In his June 14 commencement address for the University of California-Irvine, President Barack Obama called those who don't believe in climate change "a fairly serious threat to everybody's future." Regarding the speech, The Associated Press reported, "President Obama said denying climate change is like arguing the moon is made of cheese." He proclaimed, "Scientists have long established that the world needs to fight climate change."
The emphasis on a single government policy strays far from the flowery rhetoric found at the traditional graduation ceremony — especially in light of the timing. While the president was speaking, all of the progress made by America's investment of blood and treasure in Iraq was under immediate threat. Instead of addressing the threat now, why is he talking about "a threat to the future" that might happen in the next 100 years?
The answer, I believe, is found later in his comments. In his speech, Obama accused "some in Congress" of knowing that climate change is real, but refusing to admit it because they'll "be run out of town by a radical fringe that thinks climate science is a liberal plot."
Perhaps he's read a new book by a climatologist with more than 40 years of experience in the discipline, "The Deliberate Corruption of Climate Science" by Tim Ball, PhD, which convincingly lays out the case for believing the current climate change narrative is "a liberal plot." In the preface, Ball states, "I've watched my chosen profession — climatology — get hijacked and exploited in service of a political agenda." He indirectly calls the actions of the president and his environmental allies "the greatest deception in history" and claims "the extent of the damage has yet to be exposed and measured."
It is not that Ball doesn't believe in climate change. In fact, he does. He posits, "Climate change has happened, is happening and will always happen." Being literal, Obama's cheese comment is accurate. No scientist and no one is Congress denies natural climate change. However, what is in question is the global warming agenda that has been pushed for several decades that claims that the globe is warming because of human-caused escalation of carbon dioxide. When global warming alarmists use "climate change," they mean human-caused. Due to lack of "warming," they've changed the term to climate change.
Nor is Ball against the environment or even environmentalism. He says, "Environmentalism made us aware we had to live within the limits of our home and its resources: we had a responsibility for good stewardship." But "the shift to environmentalism was hijacked for a political agenda." He points out "extremists demand a complete and unsustainable restructuring of world economies in the guise of environmentalism" and claims "the world has never before suffered from deception on such a grand scale."
Though it is difficult to comprehend that a deception on such a grand scale, as Ball projects, could occur, he cites history to explain how the scientific method was bypassed and perverted. "We don't just suddenly arrive at situations unless it is pure catastrophe," he writes. "There is always a history, and the current situation can be understood when it is placed in context."
In "The Deliberate Corruption of Climate Science," Ball takes the reader through history and paints a picture based on the work of thought leaders in their day such as Thomas Malthus, The Club of Rome, Paul Erlich, Maurice Strong, and John Holdren.

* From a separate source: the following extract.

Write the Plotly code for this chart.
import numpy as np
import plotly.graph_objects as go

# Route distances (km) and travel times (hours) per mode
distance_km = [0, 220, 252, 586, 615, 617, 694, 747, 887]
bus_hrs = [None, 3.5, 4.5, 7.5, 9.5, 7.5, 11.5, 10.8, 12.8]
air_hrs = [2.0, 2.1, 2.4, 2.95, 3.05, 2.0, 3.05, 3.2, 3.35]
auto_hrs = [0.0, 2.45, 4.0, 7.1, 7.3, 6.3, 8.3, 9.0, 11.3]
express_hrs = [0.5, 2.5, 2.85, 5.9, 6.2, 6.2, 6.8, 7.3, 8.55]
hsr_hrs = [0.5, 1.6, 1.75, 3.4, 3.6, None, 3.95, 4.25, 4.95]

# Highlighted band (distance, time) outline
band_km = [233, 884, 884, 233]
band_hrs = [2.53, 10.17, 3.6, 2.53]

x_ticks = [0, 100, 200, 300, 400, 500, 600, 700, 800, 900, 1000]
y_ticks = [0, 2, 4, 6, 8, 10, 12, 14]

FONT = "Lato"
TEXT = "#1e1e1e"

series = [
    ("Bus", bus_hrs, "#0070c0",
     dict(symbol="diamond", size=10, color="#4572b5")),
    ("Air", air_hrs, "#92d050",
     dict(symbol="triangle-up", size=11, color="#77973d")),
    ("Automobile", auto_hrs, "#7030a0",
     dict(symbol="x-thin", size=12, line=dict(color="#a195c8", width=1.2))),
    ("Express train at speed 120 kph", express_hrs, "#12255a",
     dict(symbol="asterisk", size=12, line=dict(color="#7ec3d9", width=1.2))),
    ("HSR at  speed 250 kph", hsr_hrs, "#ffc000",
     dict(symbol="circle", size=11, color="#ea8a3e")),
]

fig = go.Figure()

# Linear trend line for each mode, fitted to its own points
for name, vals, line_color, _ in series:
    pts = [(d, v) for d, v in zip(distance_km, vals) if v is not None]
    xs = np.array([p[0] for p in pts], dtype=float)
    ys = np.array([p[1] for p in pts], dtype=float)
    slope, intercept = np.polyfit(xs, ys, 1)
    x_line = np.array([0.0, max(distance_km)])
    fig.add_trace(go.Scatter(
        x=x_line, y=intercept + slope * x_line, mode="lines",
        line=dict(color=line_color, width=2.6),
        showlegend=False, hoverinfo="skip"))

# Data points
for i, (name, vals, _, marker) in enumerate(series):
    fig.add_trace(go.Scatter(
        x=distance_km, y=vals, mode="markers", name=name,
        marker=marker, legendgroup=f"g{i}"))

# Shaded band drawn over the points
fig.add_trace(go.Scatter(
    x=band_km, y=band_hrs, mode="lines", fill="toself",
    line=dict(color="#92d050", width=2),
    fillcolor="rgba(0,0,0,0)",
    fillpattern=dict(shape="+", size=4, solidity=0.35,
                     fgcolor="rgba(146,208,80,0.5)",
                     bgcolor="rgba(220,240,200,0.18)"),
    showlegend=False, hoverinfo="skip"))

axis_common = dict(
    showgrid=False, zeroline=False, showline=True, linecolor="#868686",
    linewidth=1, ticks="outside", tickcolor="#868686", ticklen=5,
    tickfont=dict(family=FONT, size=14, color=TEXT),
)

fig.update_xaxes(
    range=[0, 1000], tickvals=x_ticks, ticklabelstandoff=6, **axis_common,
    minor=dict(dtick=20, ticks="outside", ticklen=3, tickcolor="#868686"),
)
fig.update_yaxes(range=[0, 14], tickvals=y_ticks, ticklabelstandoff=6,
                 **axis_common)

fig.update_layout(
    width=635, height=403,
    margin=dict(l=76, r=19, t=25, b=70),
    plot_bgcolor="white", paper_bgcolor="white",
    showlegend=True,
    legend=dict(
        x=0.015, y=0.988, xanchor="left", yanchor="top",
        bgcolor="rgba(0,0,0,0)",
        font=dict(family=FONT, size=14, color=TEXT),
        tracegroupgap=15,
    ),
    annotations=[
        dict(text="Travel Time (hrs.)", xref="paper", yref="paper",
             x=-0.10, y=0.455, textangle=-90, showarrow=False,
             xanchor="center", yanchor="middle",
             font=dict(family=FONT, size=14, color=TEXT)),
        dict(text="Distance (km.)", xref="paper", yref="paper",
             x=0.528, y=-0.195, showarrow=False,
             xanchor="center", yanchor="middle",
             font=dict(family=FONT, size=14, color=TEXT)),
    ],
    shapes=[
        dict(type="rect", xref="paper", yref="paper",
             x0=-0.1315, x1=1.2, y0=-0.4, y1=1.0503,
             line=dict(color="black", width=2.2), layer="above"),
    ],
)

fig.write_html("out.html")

Their collective ideas lead to an anti-development mindset. As a result, Ball says "Politics and emotion overtook science and logic."

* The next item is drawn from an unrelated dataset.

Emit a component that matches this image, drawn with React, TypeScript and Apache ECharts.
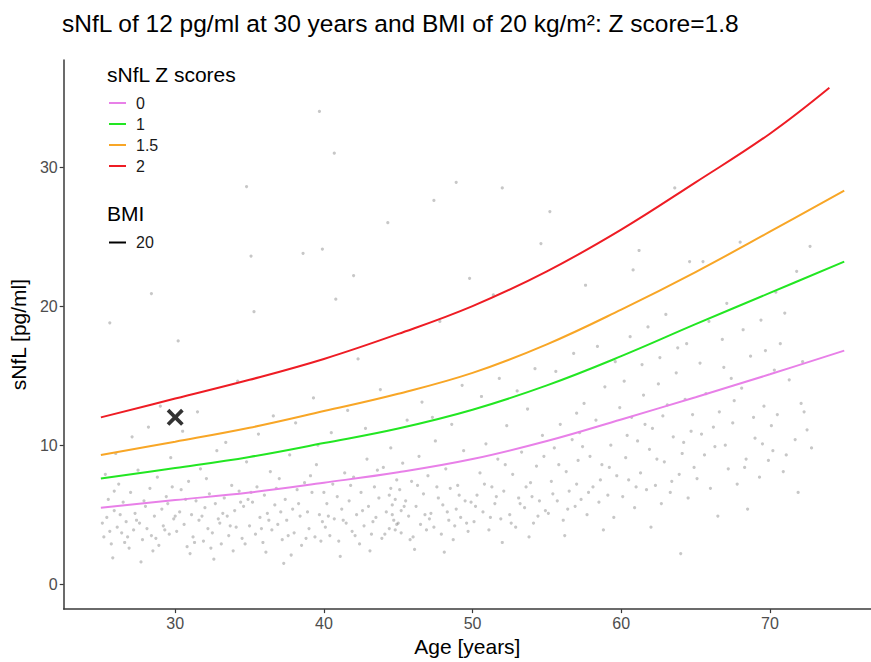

Ball states "In the political climate engendered by environmentalism and its exploitation, some demand a new world order and they believe this can be achieved by shutting down the industrialized nations." He cites Strong, a senior member of The Club of Rome, who in 1990 asked: "What if a small group of these world leaders were to conclude the principal risk to the earth comes from the actions of rich countries?" A year later, The Club of Rome released a report, The First Global Revolution, in which the authors state, "In searching for a common enemy against whom we can unite, we came up with the idea that pollution, the threat of global warming, water shortages, famine and the like, would fit the bill. ... The real enemy then is humanity itself."
Ball concludes, "Because they applied politics to science they perverted the scientific method by proving their hypothesis to predetermine the result." The results? "The sad truth is none of the energy and economic policies triggered by the demonization of CO2 were necessary."

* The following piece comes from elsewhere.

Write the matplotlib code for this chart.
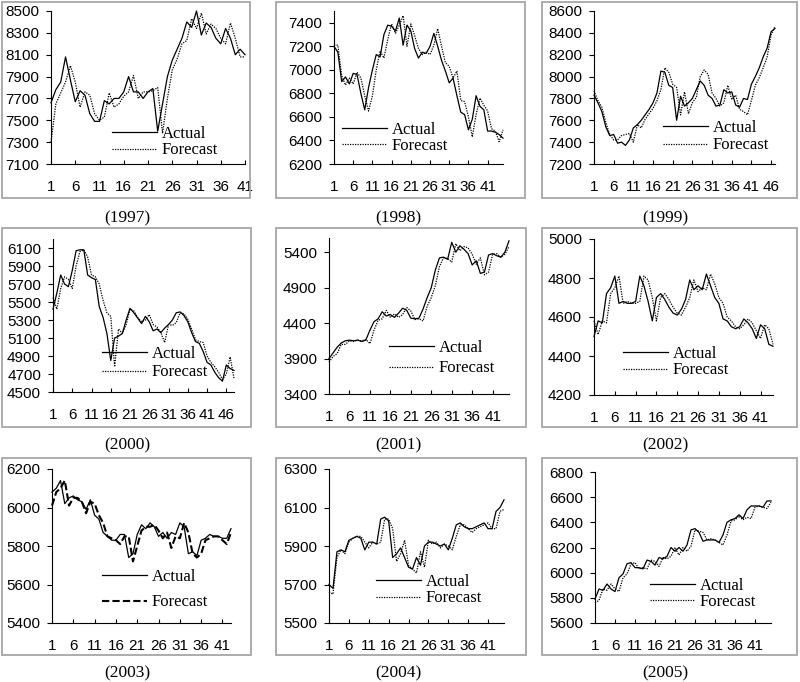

Obama said, "Scientists have long established that the world needs to fight climate change." Yes, some have — many for reasons Ball outlines. But, surely not all. Next month, hundreds of scientists, policy analysts and thought leaders who don't agree with the president's statement (including Ball and myself), will gather together for the Ninth International Conference on Climate Change. There, they won't all agree on the reasons, but they'll discuss and debate why each believes climate change is not a man-caused crisis. In real science, debate is welcome.
The computer models used to produce the scientific evidence and to provide legitimacy in support of the political agenda have a record of failed projections that would have doomed any other area of research and policy. Ball points out, "It is time to expose their failures to the public before their work does too much more damage."